In its cross-appeal, the Association contends the Circuit Court of the First Circuit (circuit court) ignored its factual findings and the standard of review set forth in McNamee v. Bishop Trust Co., Ltd., 62 Haw. 397, 616 P.2d 205 (1980), when the circuit court concluded that it would have been unreasonable for the Association to withhold consent to the specific trellis and retaining wall and denied the Association's request for injunctive relief.

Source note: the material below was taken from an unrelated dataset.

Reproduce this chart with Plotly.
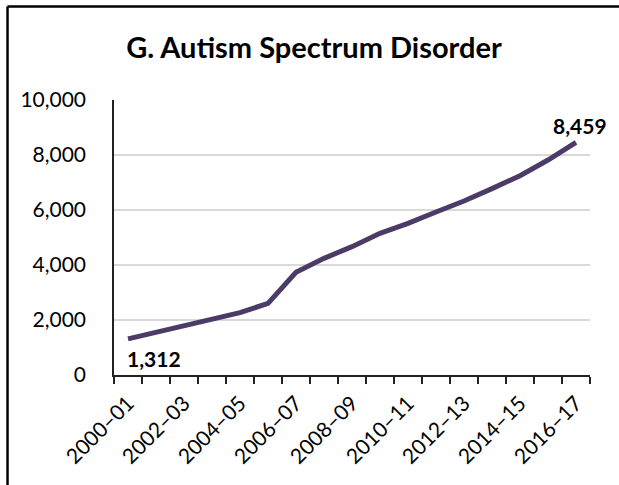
import plotly.graph_objects as go

years = ["2000–01", "2001–02", "2002–03", "2003–04", "2004–05", "2005–06", "2006–07",
         "2007–08", "2008–09", "2009–10", "2010–11", "2011–12", "2012–13", "2013–14",
         "2014–15", "2015–16", "2016–17"]
cases = [1312, 1552, 1806, 2024, 2267, 2606, 3733, 4242, 4667, 5152, 5515, 5927,
         6327, 6776, 7248, 7818, 8459]
tick_text = [y if i % 2 == 0 else "" for i, y in enumerate(years)]
title = "G. Autism Spectrum Disorder"

FONT = "Lato"
fig = go.Figure()
fig.add_trace(go.Scatter(x=years, y=cases, mode="lines",
                         line=dict(color="#4b3b66", width=5), hoverinfo="skip"))

fig.add_annotation(x=years[0], y=cases[0], text="<b>{:,}</b>".format(cases[0]),
                   showarrow=False, xanchor="left", yanchor="top", xshift=-3, yshift=-5,
                   font=dict(family=FONT, size=21, color="black"))
fig.add_annotation(x=years[-1], y=cases[-1], text="<b>{:,}</b>".format(cases[-1]),
                   showarrow=False, xanchor="center", yanchor="bottom", xshift=4, yshift=2,
                   font=dict(family=FONT, size=21, color="black"))

# outer frame (left and top edges)
fig.add_shape(type="line", xref="paper", yref="paper", x0=-0.2237, x1=1.1, y0=1.34, y1=1.34,
              line=dict(color="black", width=2.5))
fig.add_shape(type="line", xref="paper", yref="paper", x0=-0.2237, x1=-0.2237, y0=-0.5, y1=1.34,
              line=dict(color="black", width=2.5))

fig.update_layout(
    width=619, height=485,
    margin=dict(l=114, r=29, t=100, b=110),
    paper_bgcolor="white", plot_bgcolor="white",
    showlegend=False,
    title=dict(text="<b>" + title + "</b>", x=(314 - 114) / 476, xref="paper", xanchor="center",
               y=1 - 48 / 485, yanchor="middle",
               font=dict(family=FONT, size=29, color="black")),
    font=dict(family=FONT, size=21, color="black"),
)
fig.update_xaxes(type="category", tickvals=years, ticktext=tick_text, tickangle=-45,
                 ticks="outside", ticklen=7, tickwidth=1.5, tickcolor="#222",
                 tickson="boundaries", showline=True, linecolor="#222", linewidth=1.5,
                 showgrid=False, tickfont=dict(family=FONT, size=21), ticklabelstandoff=6,
                 range=[-0.5, len(years) - 0.5])
fig.update_yaxes(range=[0, 10000], tickvals=[0, 2000, 4000, 6000, 8000, 10000],
                 tickformat=",d", showline=True, linecolor="#222", linewidth=1.5,
                 showgrid=True, gridcolor="#d9d9d9", gridwidth=1.5, zeroline=False,
                 ticks="", ticklabelstandoff=22, tickfont=dict(family=FONT, size=21))

fig.write_html("out.html", config={"displayModeBar": False},
               post_script="document.body.style.margin='0';")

McNamee provides that covenants requiring submission of plans and prior consent before construction are valid and enforceable as long as the authority to consent or approve is exercised reasonably and in good faith. Id. at 407, 616 P.2d at 211. McNamee noted it is not for the trial or appellate court to determine whether the construction plans are reasonable. Id. at 402 n.10, 616 P.2d at 209 n.10. In the instant case, this is a determination reserved for the Association's Design Committee, which is "most suited for this determination." Id. "The trial court's task [is] to see that the Committee's decision was not arbitrary or made in bad faith." Id. The circuit court did not adhere to this standard as set forth in McNamee. The circuit court reviewed the Nishimuras' trellis and retaining wall and determined they were reasonable; therefore, the circuit court concluded it would have been unreasonable for the Design Committee to withhold approval.

This case is analogous to Sandstrom v. Larsen, 59 Haw 491, 501, 583 P.2d 971, 979 (1978), where there was "a deliberate and intentional or an assumed-risk violation of a restrictive covenant." Such a violation would entitle the Association to injunctive relief. The record in the instant case does not show by substantial evidence that the Design Committee's decision was arbitrary or made in bad faith. McNamee, 62 Haw. at 402, n.10, 616 P.2d at 209 n.10. I would therefore vacate the circuit court's holding that it would have been unreasonable for the Association to withhold consent to the specific trellis and retaining wall and remand this case for consideration of appropriate injunctive relief regarding the trellis and retaining wall. In all other respects, I would affirm the September 3, 2003 Final Judgment of the circuit court.